Conflicts are part of interpersonal communication. You will not be in lock-step agreement with a person all of the time. The best approach to handling conflicts is head-on. Conflicts can be healthy and hold positive possibilities.
First, let’s examine the concept. Conflicts are personal. Make no mistake about it. That is why some of the most damaging conflicts happen between people who are close (e.g., family, friends, and spouses). When conflicts go undetected, interaction can become poisonous, rotting away necessary elements like fairness, empathy, trust, and honesty. Combatants become vengeful and judgmental, focusing only on winning the conflict. In the worst cases, people will continue a conflict to such lengths that both sides remain miserable indefinitely.
Disagreements often become conflicts under these circumstances:
Two people are interdependent; they each need something from the other.
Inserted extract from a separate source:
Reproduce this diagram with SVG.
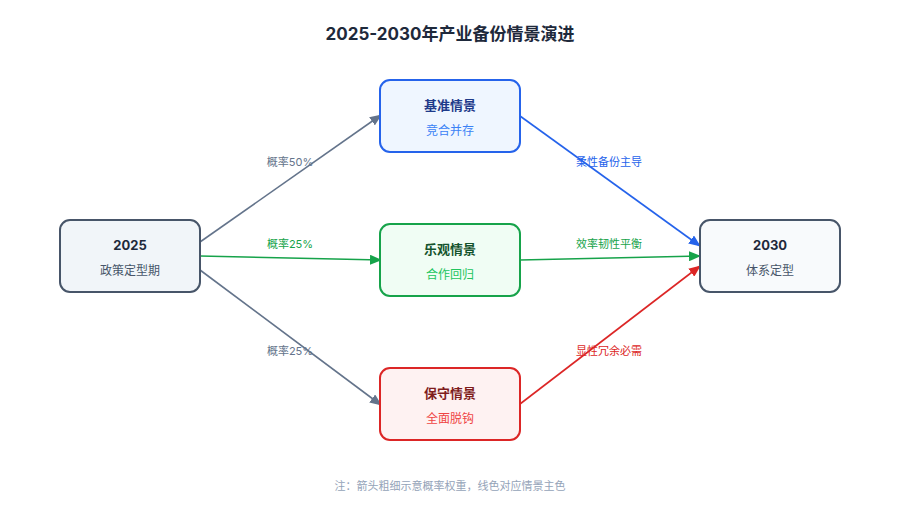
<svg xmlns="http://www.w3.org/2000/svg" width="900" height="520" viewBox="0 0 900 520">
<style>
text{font-family:"Inter","Noto Sans CJK SC",sans-serif;text-anchor:middle}
.title{font-size:17px;font-weight:700;fill:#1e293b}
.nt{font-size:13px;font-weight:700}
.ns{font-size:12px}
.lbl{font-size:11px}
.edge{fill:none;stroke-width:1.6}
.note{font-size:11px;fill:#94a3b8}
</style>
<defs>
<marker id="ag" viewBox="0 0 12 10" refX="11" refY="5" markerWidth="12" markerHeight="10" markerUnits="userSpaceOnUse" orient="auto"><path d="M0,0L12,5L0,10z" fill="#64748b"/></marker>
<marker id="agr" viewBox="0 0 12 10" refX="11" refY="5" markerWidth="12" markerHeight="10" markerUnits="userSpaceOnUse" orient="auto"><path d="M0,0L12,5L0,10z" fill="#16a34a"/></marker>
<marker id="ab" viewBox="0 0 12 10" refX="11" refY="5" markerWidth="12" markerHeight="10" markerUnits="userSpaceOnUse" orient="auto"><path d="M0,0L12,5L0,10z" fill="#2563eb"/></marker>
<marker id="ar" viewBox="0 0 12 10" refX="11" refY="5" markerWidth="12" markerHeight="10" markerUnits="userSpaceOnUse" orient="auto"><path d="M0,0L12,5L0,10z" fill="#dc2626"/></marker>
</defs>
<rect width="900" height="520" fill="#ffffff"/>
<text class="title" x="450" y="40">2025-2030年产业备份情景演进</text>
<g id="connectors">
<line class="edge" x1="200" y1="242" x2="381" y2="115" stroke="#64748b" marker-end="url(#ag)"/>
<line class="edge" x1="200" y1="256" x2="381" y2="260" stroke="#16a34a" marker-end="url(#agr)"/>
<line class="edge" x1="200" y1="270" x2="381" y2="405" stroke="#64748b" marker-end="url(#ag)"/>
<line class="edge" x1="520" y1="116" x2="700" y2="246" stroke="#2563eb" marker-end="url(#ab)"/>
<line class="edge" x1="520" y1="260" x2="700" y2="256" stroke="#16a34a" marker-end="url(#agr)"/>
<line class="edge" x1="520" y1="404" x2="700" y2="266" stroke="#dc2626" marker-end="url(#ar)"/>
<text class="lbl" x="290" y="166" fill="#64748b">概率50%</text>
<text class="lbl" x="290" y="248" fill="#16a34a">概率25%</text>
<text class="lbl" x="290" y="355" fill="#64748b">概率25%</text>
<text class="lbl" x="609" y="166" fill="#2563eb">柔性备份主导</text>
<text class="lbl" x="609" y="248" fill="#16a34a">效率韧性平衡</text>
<text class="lbl" x="609" y="355" fill="#dc2626">显性冗余必需</text>
</g>
<g id="n2025">
<rect x="60" y="220" width="140" height="72" rx="10" fill="#f1f5f9" stroke="#475569" stroke-width="2"/>
<text class="nt" x="130" y="250" fill="#1e293b">2025</text>
<text class="ns" x="130" y="275" fill="#475569">政策定型期</text>
</g>
<g id="nbase">
<rect x="380" y="80" width="140" height="72" rx="10" fill="#eff6ff" stroke="#2563eb" stroke-width="2"/>
<text class="nt" x="450" y="110" fill="#1e3a8a">基准情景</text>
<text class="ns" x="450" y="135" fill="#3b82f6">竞合并存</text>
</g>
<g id="nopt">
<rect x="380" y="224" width="140" height="72" rx="10" fill="#f0fdf4" stroke="#16a34a" stroke-width="2"/>
<text class="nt" x="450" y="254" fill="#14532d">乐观情景</text>
<text class="ns" x="450" y="279" fill="#22c55e">合作回归</text>
</g>
<g id="ncons">
<rect x="380" y="368" width="140" height="72" rx="10" fill="#fef2f2" stroke="#dc2626" stroke-width="2"/>
<text class="nt" x="450" y="398" fill="#7f1d1d">保守情景</text>
<text class="ns" x="450" y="423" fill="#ef4444">全面脱钩</text>
</g>
<g id="n2030">
<rect x="700" y="220" width="140" height="72" rx="10" fill="#f8fafc" stroke="#475569" stroke-width="2"/>
<text class="nt" x="770" y="250" fill="#1e293b">2030</text>
<text class="ns" x="770" y="275" fill="#475569">体系定型</text>
</g>
<text class="note" x="450" y="490">注：箭头粗细示意概率权重，线色对应情景主色</text>
</svg>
Both parties blame the other or find fault with them for causing the problem.
One or more of the parties is angry or emotionally upset.
The parties’ behaviors are affecting their relationship with each other and/or their relationships with others.
You have been working on a group project with several other students. The project has generally been going well, but one person on the project has not been pulling his or her weight, relying on everyone else in the group to complete the project. The group has discussed this problem, and you have elected as the person to communicate with the student who has not been helping on the project. Using Microsoft Word or a similar program, draft an email to your fellow student discussing the issue and what you think can or should be done to resolve it. You will want to communicate carefully, being clear on the problem as you see it without being aggressive or angry. Proper language and tone will be extremely important. On the same document, in 2-3 paragraphs, discuss how you came to the solution for this issue. In this discussion, include what would constitute a good resolution for the problem in your opinion and what actions (or non-action) by the offending student would cause you to contact the instructor for additional help in resolving the problem.
Email is clear and direct, and discusses the problem with significant detail.
Email is carefully moderated in tone and discusses the problem calmly and clearly.
Discussion is clear in bringing in more authority and also offers a rationale for how and why more authority may be needed to resolve the issue.
Email and response are professional throughout. Tone, language, spelling, syntax and other aspects of communication are accurate and effective.